-- Problem to work on --
Can you transcribe every line exactly and leave the pictures behind?

-- Source material --

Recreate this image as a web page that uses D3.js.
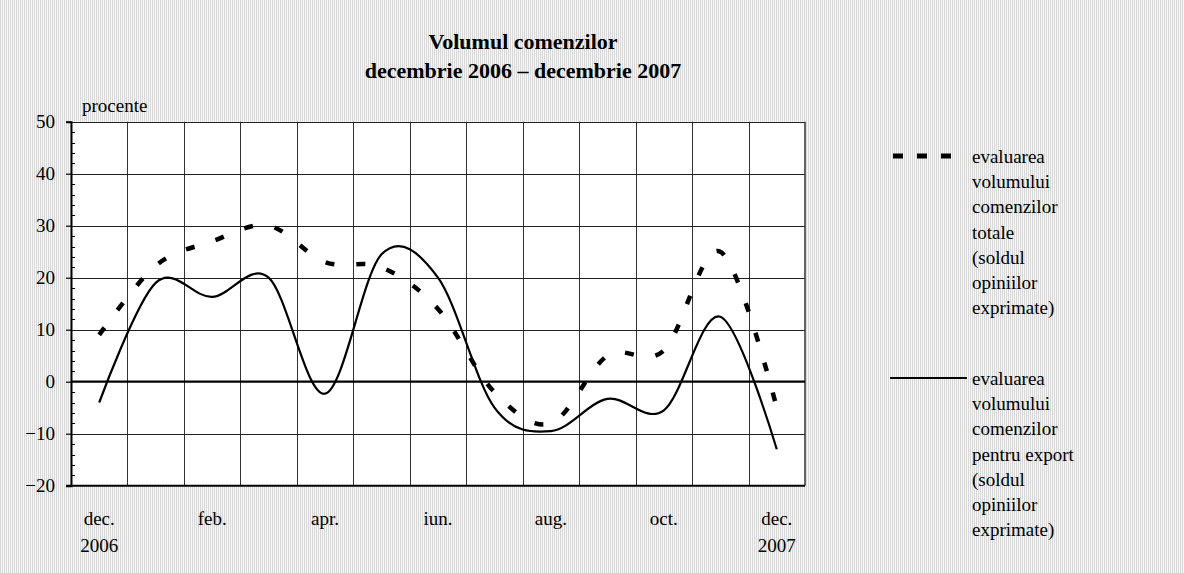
<!DOCTYPE html>
<html>
<head>
<meta charset="utf-8">
<script src="https://cdn.jsdelivr.net/npm/d3@7"></script>
<style>
	body { margin: 0; padding: 0; background: #fff; }
</style>
</head>
<body>
<svg id="chart" width="1184" height="573"></svg>
<script>
// months dec 2006 .. dec 2007
var months = ["dec06", "ian", "feb", "mar", "apr", "mai", "iun", "iul", "aug", "sep", "oct", "nov", "dec07"];
var monthLabels = [["dec.", "2006"], [], ["feb."], [], ["apr."], [], ["iun."], [], ["aug."], [], ["oct."], [], ["dec.", "2007"]];
// evaluarea volumului comenzilor totale (dashed)
var totale = [9, 22.3, 27, 30, 23, 22, 14, -2, -8, 5, 6, 25, -5];
// evaluarea volumului comenzilor pentru export (solid)
var exportVals = [-4, 19, 16.3, 20, -2.3, 24.5, 20, -5, -9.5, -3.3, -5.5, 12.5, -13];
var yTicks = [-20, -10, 0, 10, 20, 30, 40, 50];
var titleLines = ["Volumul comenzilor", "decembrie 2006 \u2013 decembrie 2007"];
var legendTotale = ["evaluarea", "volumului", "comenzilor", "totale", "(soldul", "opiniilor", "exprimate)"];
var legendExport = ["evaluarea", "volumului", "comenzilor", "pentru export", "(soldul", "opiniilor", "exprimate)"];

var FONT = "'Liberation Serif', 'Times New Roman', 'DejaVu Serif', serif";

var svg = d3.select("#chart");
var W = 1184, H = 573;
var plot = {left: 71, right: 805, top: 121.7, bottom: 485.7};

// hatched grey background
var defs = svg.append("defs");
var pat = defs.append("pattern")
	.attr("id", "bg")
	.attr("width", 2).attr("height", 2)
	.attr("patternUnits", "userSpaceOnUse");
pat.append("rect").attr("width", 2).attr("height", 2).attr("fill", "#f7f7f7");
pat.append("rect").attr("width", 1).attr("height", 2).attr("fill", "#d8d8d8");

svg.append("rect").attr("width", W).attr("height", H).attr("fill", "url(#bg)");

var x = d3.scaleBand()
	.domain(months)
	.range([plot.left, plot.right]);
var y = d3.scaleLinear()
	.domain([-20, 50])
	.range([plot.bottom, plot.top]);

svg.append("rect")
	.attr("x", plot.left).attr("y", plot.top)
	.attr("width", plot.right - plot.left)
	.attr("height", plot.bottom - plot.top)
	.attr("fill", "#fff");

// title
svg.append("g").selectAll("text")
	.data(titleLines)
	.enter().append("text")
	.attr("x", 523)
	.attr("y", function(d, i) { return 49 + i * 29; })
	.attr("text-anchor", "middle")
	.attr("font-family", FONT)
	.style("font-size", "22px")
	.style("font-weight", "bold")
	.text(function(d) { return d; });

// vertical gridlines at month boundaries
var grid = svg.append("g");
grid.selectAll(".vgrid")
	.data(months.slice(1))
	.enter().append("line")
	.attr("class", "vgrid")
	.attr("x1", function(d) { return Math.round(x(d)) + 0.5; })
	.attr("x2", function(d) { return Math.round(x(d)) + 0.5; })
	.attr("y1", plot.top).attr("y2", plot.bottom)
	.attr("stroke", "#333").attr("stroke-width", 1);

// horizontal gridlines
grid.selectAll(".hgrid")
	.data(yTicks.filter(function(d) { return d != -20 && d != 0; }))
	.enter().append("line")
	.attr("class", "hgrid")
	.attr("x1", plot.left).attr("x2", plot.right)
	.attr("y1", function(d) { return Math.round(y(d)) + 0.5; })
	.attr("y2", function(d) { return Math.round(y(d)) + 0.5; })
	.attr("stroke", "#222").attr("stroke-width", 1);

// right border
grid.append("line")
	.attr("x1", plot.right).attr("x2", plot.right)
	.attr("y1", plot.top).attr("y2", plot.bottom)
	.attr("stroke", "#333").attr("stroke-width", 1.5);

// zero line
svg.append("line")
	.attr("x1", plot.left).attr("x2", plot.right)
	.attr("y1", y(0)).attr("y2", y(0))
	.attr("stroke", "#000").attr("stroke-width", 2.2);

// y axis with outer major ticks
var yAxis = svg.append("g")
	.attr("transform", "translate(" + plot.left + ",0)")
	.call(d3.axisLeft(y).tickValues(yTicks).tickSize(5).tickPadding(11)
		.tickFormat(function(d) { return d < 0 ? "\u2212" + Math.abs(d) : d; }));
yAxis.attr("font-family", FONT).attr("font-size", 19);
yAxis.select(".domain").attr("stroke-width", 2);
yAxis.selectAll(".tick line").attr("stroke-width", 1.2);
yAxis.selectAll("text").attr("fill", "#000");

// minor inner ticks every 2
var minor = d3.range(-20, 50, 2).filter(function(d) { return d % 10 != 0; });
svg.append("g").selectAll("line")
	.data(minor)
	.enter().append("line")
	.attr("x1", plot.left).attr("x2", plot.left + 4)
	.attr("y1", function(d) { return Math.round(y(d)) + 0.5; })
	.attr("y2", function(d) { return Math.round(y(d)) + 0.5; })
	.attr("stroke", "#000").attr("stroke-width", 1);

// x axis (bottom line)
svg.append("line")
	.attr("x1", plot.left - 5).attr("x2", plot.right)
	.attr("y1", plot.bottom).attr("y2", plot.bottom)
	.attr("stroke", "#000").attr("stroke-width", 2);

// x labels
var xl = svg.append("g").selectAll("text")
	.data(months)
	.enter().append("text")
	.attr("text-anchor", "middle")
	.attr("font-family", FONT)
	.style("font-size", "19px");
xl.each(function(d, i) {
	var t = d3.select(this);
	monthLabels[i].forEach(function(s, j) {
		t.append("tspan")
			.attr("x", x(d) + x.bandwidth() / 2)
			.attr("y", 525 + j * 27)
			.text(s);
	});
});

svg.append("text")
	.attr("x", 82).attr("y", 112)
	.attr("font-family", FONT)
	.style("font-size", "19px")
	.text("procente");

// series
var line = d3.line()
	.x(function(d, i) { return x(months[i]) + x.bandwidth() / 2; })
	.y(function(d) { return y(d); })
	.curve(d3.curveCardinal.tension(0));

svg.append("path")
	.datum(totale)
	.attr("d", line)
	.attr("fill", "none")
	.attr("stroke", "#000")
	.attr("stroke-width", 4.5)
	.attr("stroke-dasharray", "9,22");

svg.append("path")
	.datum(exportVals)
	.attr("d", line)
	.attr("fill", "none")
	.attr("stroke", "#000")
	.attr("stroke-width", 2.2);

// legend
var leg = svg.append("g");
leg.append("line")
	.attr("x1", 893).attr("x2", 962)
	.attr("y1", 156).attr("y2", 156)
	.attr("stroke", "#000").attr("stroke-width", 5)
	.attr("stroke-dasharray", "10,14");
leg.append("line")
	.attr("x1", 890).attr("x2", 967)
	.attr("y1", 378).attr("y2", 378)
	.attr("stroke", "#000").attr("stroke-width", 2.2);

function legendText(lines, y0) {
	leg.append("text")
		.attr("font-family", FONT)
		.style("font-size", "19px")
		.selectAll("tspan")
		.data(lines)
		.enter().append("tspan")
		.attr("x", 972)
		.attr("y", function(d, i) { return y0 + i * 25.2; })
		.text(function(d) { return d; });
}
legendText(legendTotale, 163);
legendText(legendExport, 385);
</script>
</body>
</html>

-- Response to the task --
Recreate this image as a web page that uses D3.js.
<!DOCTYPE html>
<html>
<head>
<meta charset="utf-8">
<script src="https://cdn.jsdelivr.net/npm/d3@7"></script>
<style>
	body { margin: 0; padding: 0; background: #fff; }
</style>
</head>
<body>
<svg id="chart" width="1184" height="573"></svg>
<script>
// months dec 2006 .. dec 2007
var months = ["dec06", "ian", "feb", "mar", "apr", "mai", "iun", "iul", "aug", "sep", "oct", "nov", "dec07"];
var monthLabels = [["dec.", "2006"], [], ["feb."], [], ["apr."], [], ["iun."], [], ["aug."], [], ["oct."], [], ["dec.", "2007"]];
// evaluarea volumului comenzilor totale (dashed)
var totale = [9, 22.3, 27, 30, 23, 22, 14, -2, -8, 5, 6, 25, -5];
// evaluarea volumului comenzilor pentru export (solid)
var exportVals = [-4, 19, 16.3, 20, -2.3, 24.5, 20, -5, -9.5, -3.3, -5.5, 12.5, -13];
var yTicks = [-20, -10, 0, 10, 20, 30, 40, 50];
var titleLines = ["Volumul comenzilor", "decembrie 2006 \u2013 decembrie 2007"];
var legendTotale = ["evaluarea", "volumului", "comenzilor", "totale", "(soldul", "opiniilor", "exprimate)"];
var legendExport = ["evaluarea", "volumului", "comenzilor", "pentru export", "(soldul", "opiniilor", "exprimate)"];

var FONT = "'Liberation Serif', 'Times New Roman', 'DejaVu Serif', serif";

var svg = d3.select("#chart");
var W = 1184, H = 573;
var plot = {left: 71, right: 805, top: 121.7, bottom: 485.7};

// hatched grey background
var defs = svg.append("defs");
var pat = defs.append("pattern")
	.attr("id", "bg")
	.attr("width", 2).attr("height", 2)
	.attr("patternUnits", "userSpaceOnUse");
pat.append("rect").attr("width", 2).attr("height", 2).attr("fill", "#f7f7f7");
pat.append("rect").attr("width", 1).attr("height", 2).attr("fill", "#d8d8d8");

svg.append("rect").attr("width", W).attr("height", H).attr("fill", "url(#bg)");

var x = d3.scaleBand()
	.domain(months)
	.range([plot.left, plot.right]);
var y = d3.scaleLinear()
	.domain([-20, 50])
	.range([plot.bottom, plot.top]);

svg.append("rect")
	.attr("x", plot.left).attr("y", plot.top)
	.attr("width", plot.right - plot.left)
	.attr("height", plot.bottom - plot.top)
	.attr("fill", "#fff");

// title
svg.append("g").selectAll("text")
	.data(titleLines)
	.enter().append("text")
	.attr("x", 523)
	.attr("y", function(d, i) { return 49 + i * 29; })
	.attr("text-anchor", "middle")
	.attr("font-family", FONT)
	.style("font-size", "22px")
	.style("font-weight", "bold")
	.text(function(d) { return d; });

// vertical gridlines at month boundaries
var grid = svg.append("g");
grid.selectAll(".vgrid")
	.data(months.slice(1))
	.enter().append("line")
	.attr("class", "vgrid")
	.attr("x1", function(d) { return Math.round(x(d)) + 0.5; })
	.attr("x2", function(d) { return Math.round(x(d)) + 0.5; })
	.attr("y1", plot.top).attr("y2", plot.bottom)
	.attr("stroke", "#333").attr("stroke-width", 1);

// horizontal gridlines
grid.selectAll(".hgrid")
	.data(yTicks.filter(function(d) { return d != -20 && d != 0; }))
	.enter().append("line")
	.attr("class", "hgrid")
	.attr("x1", plot.left).attr("x2", plot.right)
	.attr("y1", function(d) { return Math.round(y(d)) + 0.5; })
	.attr("y2", function(d) { return Math.round(y(d)) + 0.5; })
	.attr("stroke", "#222").attr("stroke-width", 1);

// right border
grid.append("line")
	.attr("x1", plot.right).attr("x2", plot.right)
	.attr("y1", plot.top).attr("y2", plot.bottom)
	.attr("stroke", "#333").attr("stroke-width", 1.5);

// zero line
svg.append("line")
	.attr("x1", plot.left).attr("x2", plot.right)
	.attr("y1", y(0)).attr("y2", y(0))
	.attr("stroke", "#000").attr("stroke-width", 2.2);

// y axis with outer major ticks
var yAxis = svg.append("g")
	.attr("transform", "translate(" + plot.left + ",0)")
	.call(d3.axisLeft(y).tickValues(yTicks).tickSize(5).tickPadding(11)
		.tickFormat(function(d) { return d < 0 ? "\u2212" + Math.abs(d) : d; }));
yAxis.attr("font-family", FONT).attr("font-size", 19);
yAxis.select(".domain").attr("stroke-width", 2);
yAxis.selectAll(".tick line").attr("stroke-width", 1.2);
yAxis.selectAll("text").attr("fill", "#000");

// minor inner ticks every 2
var minor = d3.range(-20, 50, 2).filter(function(d) { return d % 10 != 0; });
svg.append("g").selectAll("line")
	.data(minor)
	.enter().append("line")
	.attr("x1", plot.left).attr("x2", plot.left + 4)
	.attr("y1", function(d) { return Math.round(y(d)) + 0.5; })
	.attr("y2", function(d) { return Math.round(y(d)) + 0.5; })
	.attr("stroke", "#000").attr("stroke-width", 1);

// x axis (bottom line)
svg.append("line")
	.attr("x1", plot.left - 5).attr("x2", plot.right)
	.attr("y1", plot.bottom).attr("y2", plot.bottom)
	.attr("stroke", "#000").attr("stroke-width", 2);

// x labels
var xl = svg.append("g").selectAll("text")
	.data(months)
	.enter().append("text")
	.attr("text-anchor", "middle")
	.attr("font-family", FONT)
	.style("font-size", "19px");
xl.each(function(d, i) {
	var t = d3.select(this);
	monthLabels[i].forEach(function(s, j) {
		t.append("tspan")
			.attr("x", x(d) + x.bandwidth() / 2)
			.attr("y", 525 + j * 27)
			.text(s);
	});
});

svg.append("text")
	.attr("x", 82).attr("y", 112)
	.attr("font-family", FONT)
	.style("font-size", "19px")
	.text("procente");

// series
var line = d3.line()
	.x(function(d, i) { return x(months[i]) + x.bandwidth() / 2; })
	.y(function(d) { return y(d); })
	.curve(d3.curveCardinal.tension(0));

svg.append("path")
	.datum(totale)
	.attr("d", line)
	.attr("fill", "none")
	.attr("stroke", "#000")
	.attr("stroke-width", 4.5)
	.attr("stroke-dasharray", "9,22");

svg.append("path")
	.datum(exportVals)
	.attr("d", line)
	.attr("fill", "none")
	.attr("stroke", "#000")
	.attr("stroke-width", 2.2);

// legend
var leg = svg.append("g");
leg.append("line")
	.attr("x1", 893).attr("x2", 962)
	.attr("y1", 156).attr("y2", 156)
	.attr("stroke", "#000").attr("stroke-width", 5)
	.attr("stroke-dasharray", "10,14");
leg.append("line")
	.attr("x1", 890).attr("x2", 967)
	.attr("y1", 378).attr("y2", 378)
	.attr("stroke", "#000").attr("stroke-width", 2.2);

function legendText(lines, y0) {
	leg.append("text")
		.attr("font-family", FONT)
		.style("font-size", "19px")
		.selectAll("tspan")
		.data(lines)
		.enter().append("tspan")
		.attr("x", 972)
		.attr("y", function(d, i) { return y0 + i * 25.2; })
		.text(function(d) { return d; });
}
legendText(legendTotale, 163);
legendText(legendExport, 385);
</script>
</body>
</html>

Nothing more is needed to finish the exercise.